The territory of the Western Mono people encompassed the western slope of the Sierra from the summit to the foothills of the lower country. They spent most of their time in the foothills because the crest of the mountain was only accessible during the summer months.  The Western Mono were hunter/gatherers. As was common in most Native American groups, labor was divided along gender lines. Men hunted, and women gathered. The Western Mono relied heavily on deer, and killing the animals was highly ritualistic. The night before a hunt, the men would cleanse themselves in the sweathouse. Then they would dive into the creek. Afterward, they would coat themselves in pungent herbs so that their scent would not be recognizable to the deer. Deer were hunted with spears, thrown from an atlatl, a spear-throwing tool that uses leverage to achieve a throw, which is greater in both speed and force. The projectile points used for both spears and arrows were made of obsidian and obtained in trade with the Eastern Mono people. Deer meat was roasted for immediate use and dried on racks to preserve the rest for winter. The men also hunted smaller game using traps and fished with traps and spears.

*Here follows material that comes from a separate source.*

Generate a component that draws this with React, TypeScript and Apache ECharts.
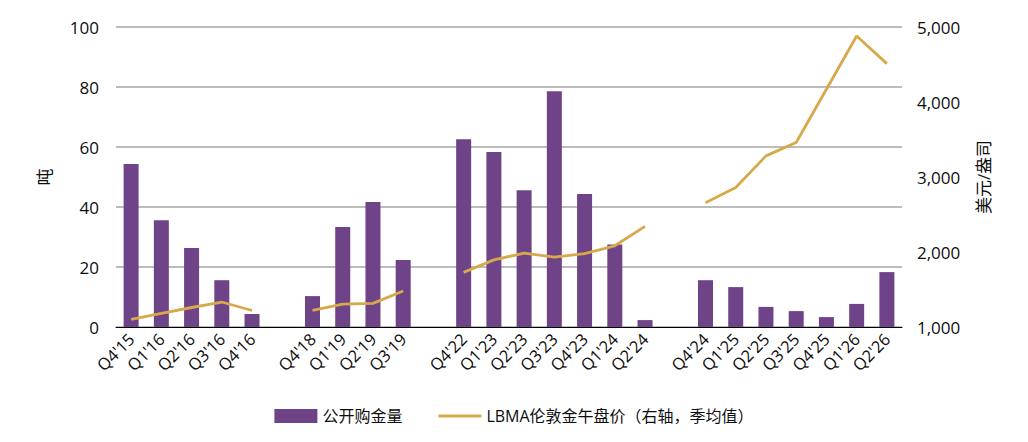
import { useEffect, useRef } from "react";
import * as echarts from "echarts";

// quarters, empty slots are the gaps between periods
const categories = [
    "Q4'15", "Q1'16", "Q2'16", "Q3'16", "Q4'16", " ",
    "Q4'18", "Q1'19", "Q2'19", "Q3'19", "  ",
    "Q4'22", "Q1'23", "Q2'23", "Q3'23", "Q4'23", "Q1'24", "Q2'24", "   ",
    "Q4'24", "Q1'25", "Q2'25", "Q3'25", "Q4'25", "Q1'26", "Q2'26",
];

// 公开购金量, 吨
const purchases = [
    54.3, 35.6, 26.3, 15.6, 4.3, null,
    10.3, 33.3, 41.7, 22.3, null,
    62.6, 58.3, 45.6, 78.6, 44.3, 27.5, 2.3, null,
    15.6, 13.3, 6.7, 5.3, 3.3, 7.7, 18.3,
];

// LBMA 午盘价季均值, 美元/盎司
const goldPrice = [
    1102, 1183, 1260, 1333, 1220, null,
    1222, 1306, 1315, 1479, null,
    1728, 1895, 1985, 1932, 1978, 2083, 2342, null,
    2656, 2860, 3282, 3460, 4170, 4880, 4512,
];

const leftTicks = { min: 0, max: 100, interval: 20 };
const rightTicks = { min: 1000, max: 5000, interval: 1000 };

const FONT = "'Open Sans', 'Noto Sans CJK SC', sans-serif";
const BAR_COLOR = "#6F4387";
const LINE_COLOR = "#D8A94B";
const TEXT_COLOR = "#0d0d0d";

const App = () => {
    const chartRef = useRef<HTMLDivElement>(null);

    useEffect(() => {
        if (!chartRef.current) return;
        const chart = echarts.init(chartRef.current, undefined, { renderer: "svg" });

        chart.setOption({
            animation: false,
            textStyle: { fontFamily: FONT },
            grid: { left: 116, right: 126, top: 27, bottom: 115 },
            legend: {
                left: "center",
                top: 403,
                itemWidth: 43,
                itemHeight: 14,
                itemGap: 36,
                textStyle: { fontFamily: FONT, fontSize: 16, color: TEXT_COLOR },
                data: [
                    { name: "公开购金量", icon: "rect" },
                    // plain stroke, no marker
                    { name: "LBMA伦敦金午盘价（右轴，季均值）", icon: "path://M0 0 L43 0 L43 3 L0 3 Z" },
                ],
            },
            xAxis: {
                type: "category",
                data: categories,
                axisLine: { lineStyle: { color: "#000", width: 1 } },
                axisTick: { interval: 0, length: 6, lineStyle: { color: "#000" } },
                axisLabel: {
                    interval: 0,
                    rotate: 45,
                    margin: 9,
                    fontSize: 16.5,
                    color: TEXT_COLOR,
                    fontFamily: FONT,
                },
            },
            yAxis: [
                {
                    type: "value",
                    ...leftTicks,
                    name: "吨",
                    nameLocation: "middle",
                    nameGap: 63,
                    nameRotate: 90,
                    nameTextStyle: { fontSize: 17, color: TEXT_COLOR, fontFamily: FONT },
                    axisLine: { show: false },
                    axisTick: { show: false },
                    axisLabel: { fontSize: 17, color: TEXT_COLOR, margin: 17, fontFamily: FONT },
                    splitLine: { lineStyle: { color: "#A6A6A6", width: 1.5 } },
                },
                {
                    type: "value",
                    ...rightTicks,
                    name: "美元/盎司",
                    nameLocation: "middle",
                    nameGap: 73,
                    nameRotate: 90,
                    nameTextStyle: { fontSize: 17, color: TEXT_COLOR, fontFamily: FONT },
                    axisLine: { show: false },
                    axisTick: { show: false },
                    axisLabel: {
                        fontSize: 17,
                        color: TEXT_COLOR,
                        margin: 15,
                        fontFamily: FONT,
                        formatter: (v: number) => v.toLocaleString("en-US"),
                    },
                    splitLine: { show: false },
                },
            ],
            series: [
                {
                    name: "公开购金量",
                    type: "bar",
                    data: purchases,
                    barWidth: 15,
                    itemStyle: { color: BAR_COLOR },
                },
                {
                    name: "LBMA伦敦金午盘价（右轴，季均值）",
                    type: "line",
                    yAxisIndex: 1,
                    data: goldPrice,
                    symbol: "none",
                    connectNulls: false,
                    lineStyle: { color: LINE_COLOR, width: 2.8 },
                    itemStyle: { color: LINE_COLOR },
                },
            ],
        });

        return () => {
            chart.dispose();
        };
    }, []);

    return (
        <div
            ref={chartRef}
            style={{
                position: "fixed",
                left: 0,
                top: 0,
                width: "1028px",
                height: "442px",
                background: "#fff",
            }}
        />
    );
};

export default App;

Mono, also called Monachi, either of two North American Indian groups, originally from what is now central California, U.S., who spoke a language belonging to the Numic group of the Uto-Aztecan family and were related to the Northern Paiute. The Western Mono, who resided in the pine belt of the Sierra Nevada mountains, had a culture similar to that of the nearby Yokuts. The Owens Valley Paiute (previously called the Eastern Mono) were more similar to their neighbours from the Great Basin culture area. Historically, the two divisions traded with each other, the Owens Valley Paiute exchanging salt, piñon nuts, baskets, and poison in return for acorn flour, baskets, and shafts for arrows. Traditional Mono social organization consisted of small villages of as many as 50 to 75 people, organized in patrilineal families and ranging over loosely defined hunting areas. Although the power of the chief was far from absolute, his consent was required for all major religious or warlike undertakings; his greatest responsibilities were the settlement of disputes and the sanctioning of punishment. Early 21st-century population estimates indicated some 3,000 Mono descendants.